Stored data -
:::

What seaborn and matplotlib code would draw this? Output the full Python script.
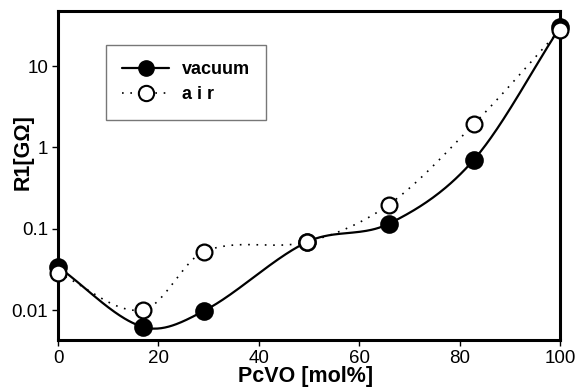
import numpy as np
import pandas as pd
import seaborn as sns
import matplotlib
matplotlib.use("Agg")
import matplotlib.pyplot as plt
from matplotlib.lines import Line2D
from matplotlib.ticker import NullLocator, FixedFormatter, FixedLocator

# PcVO content [mol%] and resistance R1 [GOhm]
pcvo = [0.0, 16.9, 29.0, 49.7, 65.9, 82.8, 100.0]
r1_vacuum = [0.034, 0.0062, 0.0097, 0.069, 0.115, 0.70, 30.0]
r1_air = [0.0285, 0.0100, 0.052, 0.069, 0.198, 1.92, 28.0]

x_ticks = [0, 20, 40, 60, 80, 100]
y_ticks = [0.01, 0.1, 1, 10]
y_tick_labels = ["0.01", "0.1", "1", "10"]


def smooth_curve(x, y, n=400):
    """Catmull-Rom style cubic Hermite curve through (x, y)."""
    x = np.asarray(x, float)
    y = np.asarray(y, float)
    k = len(x)
    m = np.empty(k)
    m[0] = (y[1] - y[0]) / (x[1] - x[0])
    m[-1] = (y[-1] - y[-2]) / (x[-1] - x[-2])
    m[1:-1] = (y[2:] - y[:-2]) / (x[2:] - x[:-2])
    xs = np.linspace(x[0], x[-1], n)
    idx = np.clip(np.searchsorted(x, xs) - 1, 0, k - 2)
    h = x[idx + 1] - x[idx]
    t = (xs - x[idx]) / h
    h00 = 2 * t ** 3 - 3 * t ** 2 + 1
    h10 = t ** 3 - 2 * t ** 2 + t
    h01 = -2 * t ** 3 + 3 * t ** 2
    h11 = t ** 3 - t ** 2
    ys = h00 * y[idx] + h10 * h * m[idx] + h01 * y[idx + 1] + h11 * h * m[idx + 1]
    return xs, ys


sns.set_style("ticks")
plt.rcParams["font.family"] = ["Liberation Sans", "DejaVu Sans"]
plt.rcParams["text.color"] = "black"
plt.rcParams["axes.labelcolor"] = "black"

fig = plt.figure(figsize=(5.8, 3.88), dpi=100)
ax = fig.add_axes([0.1, 0.1237, 0.8655, 0.8479])

xv, yv = smooth_curve(pcvo, np.log10(r1_vacuum))
xa, ya = smooth_curve(pcvo, np.log10(r1_air))
curve_v = pd.DataFrame({"x": xv, "y": 10 ** yv})
curve_a = pd.DataFrame({"x": xa, "y": 10 ** ya})

sns.lineplot(data=curve_a, x="x", y="y", ax=ax, color="black", lw=1.2,
             linestyle=(0, (1, 4)), sort=False)
sns.lineplot(data=curve_v, x="x", y="y", ax=ax, color="black", lw=1.6, sort=False)

pts_v = pd.DataFrame({"x": pcvo, "y": r1_vacuum})
pts_a = pd.DataFrame({"x": pcvo, "y": r1_air})
sns.scatterplot(data=pts_v, x="x", y="y", ax=ax, s=150, color="black",
                edgecolor="black", linewidth=1.2, zorder=3, clip_on=False)
sns.scatterplot(data=pts_a, x="x", y="y", ax=ax, s=130, color="white",
                edgecolor="black", linewidth=1.6, zorder=4, clip_on=False)

ax.set_yscale("log")
ax.set_xlim(0, 100)
ax.set_ylim(0.00428, 47.5)
ax.xaxis.set_major_locator(FixedLocator(x_ticks))
ax.yaxis.set_major_locator(FixedLocator(y_ticks))
ax.yaxis.set_major_formatter(FixedFormatter(y_tick_labels))
ax.yaxis.set_minor_locator(NullLocator())
ax.xaxis.set_minor_locator(NullLocator())

for side in ["left", "right", "top", "bottom"]:
    ax.spines[side].set_visible(True)
    ax.spines[side].set_linewidth(2.2)
    ax.spines[side].set_color("black")

ax.tick_params(axis="both", which="major", direction="out", length=4,
               width=1, colors="black", labelsize=13.5, pad=3)
ax.tick_params(top=False, right=False)

ax.set_xlabel("PcVO [mol%]", fontsize=15.5, fontweight="bold", color="black")
ax.set_ylabel("R1[GΩ]", fontsize=15.5, fontweight="bold", color="black")
ax.xaxis.set_label_coords(0.494, -0.078)
ax.yaxis.set_label_coords(-0.048, 0.571)

handles = [
    Line2D([0], [0], color="black", lw=1.6, marker="o", markersize=11,
           markerfacecolor="black", markeredgecolor="black"),
    Line2D([0], [0], color="black", lw=1.2, linestyle=(0, (1, 4)), marker="o",
           markersize=11, markerfacecolor="white", markeredgecolor="black",
           markeredgewidth=1.5),
]
leg = ax.legend(handles, ["vacuum", "a i r"], loc="upper left",
                bbox_to_anchor=(0.096, 0.897), frameon=True, fancybox=False,
                edgecolor="#777777", framealpha=1, handlelength=2.6,
                handletextpad=0.7, borderpad=0.9, labelspacing=0.45,
                prop={"size": 13, "weight": "bold"}, borderaxespad=0)
leg.get_frame().set_linewidth(1.0)
for t in leg.get_texts():
    t.set_color("black")

fig.savefig("out.png", dpi=100)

:::

Problem - Skip every picture and return the lines above from the top through the one that contains "ax = fig.add_axes([0.1, 0.1237, 0.8655, 0.8479])".

Response for this exercise -
What seaborn and matplotlib code would draw this? Output the full Python script.
import numpy as np
import pandas as pd
import seaborn as sns
import matplotlib
matplotlib.use("Agg")
import matplotlib.pyplot as plt
from matplotlib.lines import Line2D
from matplotlib.ticker import NullLocator, FixedFormatter, FixedLocator

# PcVO content [mol%] and resistance R1 [GOhm]
pcvo = [0.0, 16.9, 29.0, 49.7, 65.9, 82.8, 100.0]
r1_vacuum = [0.034, 0.0062, 0.0097, 0.069, 0.115, 0.70, 30.0]
r1_air = [0.0285, 0.0100, 0.052, 0.069, 0.198, 1.92, 28.0]

x_ticks = [0, 20, 40, 60, 80, 100]
y_ticks = [0.01, 0.1, 1, 10]
y_tick_labels = ["0.01", "0.1", "1", "10"]


def smooth_curve(x, y, n=400):
    """Catmull-Rom style cubic Hermite curve through (x, y)."""
    x = np.asarray(x, float)
    y = np.asarray(y, float)
    k = len(x)
    m = np.empty(k)
    m[0] = (y[1] - y[0]) / (x[1] - x[0])
    m[-1] = (y[-1] - y[-2]) / (x[-1] - x[-2])
    m[1:-1] = (y[2:] - y[:-2]) / (x[2:] - x[:-2])
    xs = np.linspace(x[0], x[-1], n)
    idx = np.clip(np.searchsorted(x, xs) - 1, 0, k - 2)
    h = x[idx + 1] - x[idx]
    t = (xs - x[idx]) / h
    h00 = 2 * t ** 3 - 3 * t ** 2 + 1
    h10 = t ** 3 - 2 * t ** 2 + t
    h01 = -2 * t ** 3 + 3 * t ** 2
    h11 = t ** 3 - t ** 2
    ys = h00 * y[idx] + h10 * h * m[idx] + h01 * y[idx + 1] + h11 * h * m[idx + 1]
    return xs, ys


sns.set_style("ticks")
plt.rcParams["font.family"] = ["Liberation Sans", "DejaVu Sans"]
plt.rcParams["text.color"] = "black"
plt.rcParams["axes.labelcolor"] = "black"

fig = plt.figure(figsize=(5.8, 3.88), dpi=100)
ax = fig.add_axes([0.1, 0.1237, 0.8655, 0.8479])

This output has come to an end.